Policy checks: Enforce auth, PII, data locality, and logging requirements in the verifier stage.
Sandboxing: Execute generated code in an isolated runtime; no filesystem or network outside allow‑lists.
Observability: Emit traces and metrics for generation time, canary failures, and cache hit rate.
Human review gates: For sensitive domains, require approval before hot‑loading the artifact.

Caching and invalidation

Key artefacts by (intent, constraints, data contract version, policy profile).
Attach an SBOM and signature. Store in a content‑addressed registry.
Revalidate on schema or policy change events. Prefer patching the artifact rather than full regeneration when possible.

Example pseudo‑code

// Event consumer (planner)
on('ui.view.requested', async (evt) => {
    const ctx = await loadContext(evt.userId);
    const intent = normalise(evt.payload); // dataset, chart type, filters
    const key = cacheKey(intent, ctx.policyProfile, ctx.schemaVersion);

    const cached = await registry.get(key);
    if (cached) return mount(cached.route);

    const plan = await planView(intent, ctx);
    const generated = await llmGenerate(plan, templates());

    await verify(generated, ctx.policies);
    const artifact = await packageArtifact(generated);

    await registry.put(key, artifact);
    return mount(artifact.route);
});

Economics: why this beats prebuilding

Token cost: Prompt and completion tokens scale with scope. JIT limits scope to the next step only.
Compute time: Many prebuilt views are never visited. JIT converts that waste to zero.
Engineering time: You spec less up front; you validate with real interactions.

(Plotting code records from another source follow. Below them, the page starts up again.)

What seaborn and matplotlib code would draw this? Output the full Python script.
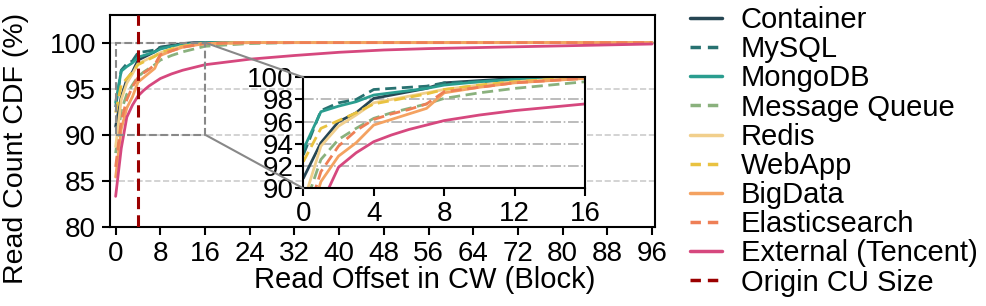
import matplotlib
matplotlib.use("Agg")
import matplotlib.pyplot as plt
from matplotlib.lines import Line2D
from matplotlib.patches import Rectangle, ConnectionPatch
import pandas as pd
import seaborn as sns

# read offsets (blocks) at which the CDF was sampled
offsets = [0, 1, 2, 3, 4, 5, 6, 7, 8, 10, 12, 14, 16, 24, 32, 40, 48, 56, 64, 72, 80, 88, 96]

container = [90.9, 94.1, 96.0, 96.8, 98.1, 98.4, 98.7, 99.0, 99.5, 99.7, 99.9, 100, 100,
             100, 100, 100, 100, 100, 100, 100, 100, 100, 100]
mysql = [93.0, 97.0, 97.7, 98.0, 98.9, 99.0, 99.1, 99.2, 99.5, 99.6, 99.8, 99.9, 100,
         100, 100, 100, 100, 100, 100, 100, 100, 100, 100]
mongodb = [93.5, 96.9, 97.4, 97.8, 98.4, 98.6, 98.8, 99.0, 99.3, 99.6, 99.8, 99.9, 100,
           100, 100, 100, 100, 100, 100, 100, 100, 100, 100]
message_queue = [88.0, 92.6, 94.4, 95.4, 96.3, 96.8, 97.2, 97.6, 98.1, 98.6, 99.0, 99.3, 99.6,
                 99.9, 100, 100, 100, 100, 100, 100, 100, 100, 100]
redis = [88.7, 93.8, 95.6, 96.6, 97.7, 98.0, 98.3, 98.6, 98.9, 99.3, 99.6, 99.8, 99.9,
         100, 100, 100, 100, 100, 100, 100, 100, 100, 100]
webapp = [92.4, 95.4, 96.1, 96.8, 97.6, 97.9, 98.2, 98.5, 98.9, 99.3, 99.6, 99.8, 99.9,
          100, 100, 100, 100, 100, 100, 100, 100, 100, 100]
bigdata = [85.4, 90.6, 92.9, 94.1, 95.7, 96.2, 96.7, 97.2, 98.6, 99.1, 99.5, 99.7, 99.9,
           100, 100, 100, 100, 100, 100, 100, 100, 100, 100]
elasticsearch = [86.5, 91.5, 93.8, 95.2, 96.2, 96.7, 97.1, 97.6, 98.7, 99.1, 99.5, 99.7, 99.9,
                 100, 100, 100, 100, 100, 100, 100, 100, 100, 100]
external = [83.3, 88.5, 91.9, 93.2, 94.2, 94.8, 95.3, 95.7, 96.1, 96.6, 97.0, 97.3, 97.6,
            98.2, 98.6, 98.95, 99.2, 99.35, 99.45, 99.55, 99.65, 99.75, 99.85]

workloads = ["Container", "MySQL", "MongoDB", "Message Queue", "Redis",
             "WebApp", "BigData", "Elasticsearch", "External (Tencent)"]
series = [container, mysql, mongodb, message_queue, redis,
          webapp, bigdata, elasticsearch, external]
colors = ["#264653", "#287271", "#2a9d8f", "#8ab17d", "#f1cf8c",
          "#e9c240", "#f4a261", "#ee7f56", "#d6487e"]
dashed = [False, True, False, True, False, True, False, True, False]

origin_cu = 4

df = pd.DataFrame({
    "offset": offsets * len(workloads),
    "cdf": [v for s in series for v in s],
    "workload": [w for w in workloads for _ in offsets],
})
palette = dict(zip(workloads, colors))
dash_map = {w: ((4, 2) if d else "") for w, d in zip(workloads, dashed)}

sns.set_style("ticks")
plt.rcParams["font.family"] = ["Liberation Sans", "DejaVu Sans"]
plt.rcParams["font.size"] = 21
plt.rcParams["text.color"] = "black"
plt.rcParams["axes.labelcolor"] = "black"
plt.rcParams["xtick.color"] = "black"
plt.rcParams["ytick.color"] = "black"

fig = plt.figure(figsize=(9.87, 3.06), dpi=100)
ax = fig.add_axes([0.1115, 0.259, 0.552, 0.692])

sns.lineplot(data=df, x="offset", y="cdf", hue="workload", style="workload",
             palette=palette, dashes=dash_map, linewidth=2, legend=False, ax=ax)
ax.axvline(origin_cu, color="#9b0000", ls="--", lw=2.2, dashes=(4, 2), zorder=5)

ax.set_xlim(-1, 96.5)
ax.set_ylim(80, 103)
ax.set_xticks(range(0, 97, 8))
ax.set_yticks(range(80, 101, 5))
ax.yaxis.grid(True, ls="--", color="#cccccc", lw=1.2)
ax.set_xlabel("Read Offset in CW (Block)")
ax.set_ylabel("Read Count CDF (%)", fontsize=20.5)
ax.xaxis.set_label_coords(0.578, -0.185)
ax.yaxis.set_label_coords(-0.148, 0.37)
for sp in ax.spines.values():
    sp.set_linewidth(1.5)
    sp.set_color("black")
ax.tick_params(width=1.5, length=6, labelsize=20)
ax.tick_params(axis="x", pad=4)
ax.tick_params(axis="y", pad=4)

# zoom box on the main axes
ax.add_patch(Rectangle((0, 90), 16, 10, fill=False, ec="#888888", ls="--", lw=1.5, zorder=4))

axins = fig.add_axes([0.3073, 0.3846, 0.2854, 0.3628])
sns.lineplot(data=df, x="offset", y="cdf", hue="workload", style="workload",
             palette=palette, dashes=dash_map, linewidth=2, legend=False, ax=axins)
axins.set_xlim(0, 16)
axins.set_ylim(90, 100)
axins.set_xticks([0, 4, 8, 12, 16])
axins.set_yticks(range(90, 101, 2))
axins.yaxis.grid(True, ls="-.", color="#b0b0b0", lw=1.2)
axins.set_xlabel("")
axins.set_ylabel("")
for sp in axins.spines.values():
    sp.set_linewidth(1.5)
    sp.set_color("black")
axins.tick_params(width=1.5, length=6, labelsize=20)
axins.tick_params(axis="x", pad=3)
axins.tick_params(axis="y", pad=1)

for ya, yb in [(100, 1), (90, 0)]:
    con = ConnectionPatch(xyA=(16, ya), coordsA=ax.transData,
                          xyB=(0, yb), coordsB=axins.transAxes,
                          color="#888888", lw=1.5)
    fig.add_artist(con)

handles = [Line2D([], [], color=c, lw=2.5, ls="--" if d else "-", dashes=(3, 2) if d else (None, None))
           for c, d in zip(colors, dashed)]
handles.append(Line2D([], [], color="#9b0000", lw=2.5, ls="--", dashes=(3, 2)))
labels = workloads + ["Origin CU Size"]
fig.legend(handles, labels, loc="upper left", bbox_to_anchor=(0.699, 0.98),
           frameon=False, fontsize=21, handlelength=1.1, handletextpad=0.65,
           labelspacing=0.04, borderpad=0, borderaxespad=0)

fig.savefig("out.png", dpi=100)
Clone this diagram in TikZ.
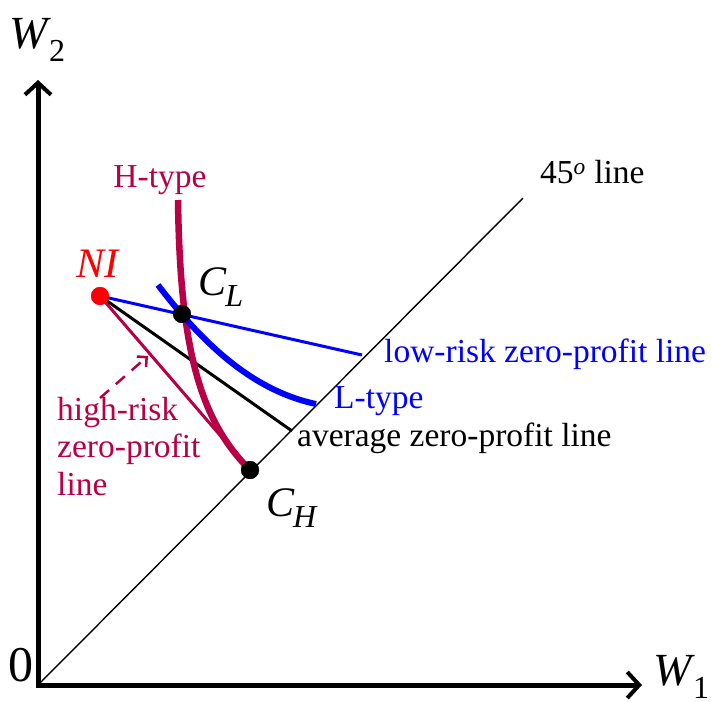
\documentclass[tikz,border=0pt]{standalone}
\usepackage{fontspec}
\setmainfont{Liberation Serif}
\usetikzlibrary{arrows.meta}
\definecolor{crim}{RGB}{185,0,70}
\definecolor{lblue}{RGB}{0,0,255}
\newcommand{\lbl}[2]{\textit{#1}\kern-0.04em\raisebox{-0.28em}{\fontsize{32}{32}\selectfont #2}}
\begin{document}
\begin{tikzpicture}[x=1pt,y=-1pt,
  axis/.style={line width=5pt,-{Straight Barb[length=12pt,width=26pt,line width=4pt]}},
  txt/.style={font=\fontsize{33.5}{37}\selectfont,inner sep=0pt},
  big/.style={font=\fontsize{46}{50}\selectfont,inner sep=0pt},
  dotn/.style={circle,fill,inner sep=0pt,minimum size=18pt}]
\useasboundingbox (0,0) rectangle (713,702);
\coordinate (O) at (38,685);
\coordinate (ytop) at (38,80);
\coordinate (xend) at (642,685);
\coordinate (d45) at (523,198);
\draw[line width=1.4pt] (O) -- (d45);
% lines from NI
\node[dotn,fill=red] (NI) at (100,296) {};
\node[dotn] (CL) at (182,314) {};
\node[dotn] (CH) at (250,470) {};
\coordinate (lowend) at (362,355);
\coordinate (avgend) at (292,431);
\draw[lblue,line width=3pt] (NI.center) -- (lowend);
\draw[black,line width=3pt] (NI.center) -- (avgend);
\draw[crim,line width=3pt] (NI.center) -- (CH.center);
% curves
\draw[crim,line width=6.5pt] (178,200) .. controls (180,350) and (200,420) .. (CH.center);
\draw[lblue,line width=6pt] (158,285) .. controls (200,340) and (250,390) .. (316,404);
% redraw dots on top
\node[dotn,fill=red] at (NI) {};
\node[dotn] at (CL) {};
\node[dotn] at (CH) {};
% axes
\draw[axis] (O) -- (ytop);
\draw[axis] ([xshift=-2.5pt]O) -- (xend);
% dashed arrow
\coordinate (da) at (100,398);
\coordinate (db) at (148,356);
\draw[crim,line width=2.5pt,dash pattern=on 12pt off 9pt,-{Straight Barb[length=7pt,width=14pt,line width=2.5pt]}] (da) -- (db);
% labels
\node[big,anchor=west] (W2) at (9,40) {\lbl{W}{2}};
\node[big,anchor=west] (W1) at (653,677) {\lbl{W}{1}};
\node[font=\fontsize{50}{50}\selectfont,inner sep=0pt] (zero) at (21,665) {0};
\node[txt,anchor=west] (l45) at (540,172) {45\textsuperscript{\textit{o}} line};
\node[txt,text=crim] (Ht) at (160,180) {H-type};
\node[font=\fontsize{42}{44}\selectfont,inner sep=0pt,text=red] (NIl) at (98,264) {\textit{NI}};
\node[font=\fontsize{42}{44}\selectfont,inner sep=0pt] (CLl) at (221,287) {\lbl{C}{\textit{L}}};
\node[font=\fontsize{42}{44}\selectfont,inner sep=0pt] (CHl) at (292,508) {\lbl{C}{\textit{H}}};
\node[txt,text=lblue,anchor=west] (lowl) at (384,354) {low-risk zero-profit line};
\node[txt,text=lblue,anchor=west] (Ll) at (334,401) {L-type};
\node[txt,anchor=west] (avgl) at (297,438) {average zero-profit line};
\node[txt,text=crim,anchor=north west,align=left,font=\fontsize{33.5}{37.5}\selectfont] (hr) at (57,397) {high-risk\\zero-profit\\line};
\end{tikzpicture}
\end{document}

Public marketing pages should remain statically generated (like this site) for crawlability and speed.
Authenticated/product views can be JIT since bots don’t index them and contracts can be stable even if code is generated on demand.
For shareable deep links, mint the route on first access and keep it cached.

Risks and mitigations

Cold misses feel slow: Use optimistic UI, prefetch likely intents, and warm the cache from usage analytics.
Drift and sprawl: Enforce de‑duplication and archive unreferenced artifacts.
Quality gaps: Invest in verifier rules and tight templates; don’t let raw model output ship unreviewed.
Debuggability: Emit source maps and link artifacts to plans and prompts for post‑mortems.

From theory to practice

Start with a single flow: generate a report view on demand.
Instrument thoroughly: TTFT, generation time, cache hits, error rate.
Iterate on templates and policies based on real failures.
Expand to CRUD screens, wizards, and long‑tail admin views.

Just‑in‑time AI code generation doesn’t mean “generate everything, always.” It means “generate only what a user just proved they need.” Done well, it trims cost, sidesteps GPU pressure, and most importantly, keeps your shipping value at the pace of interaction.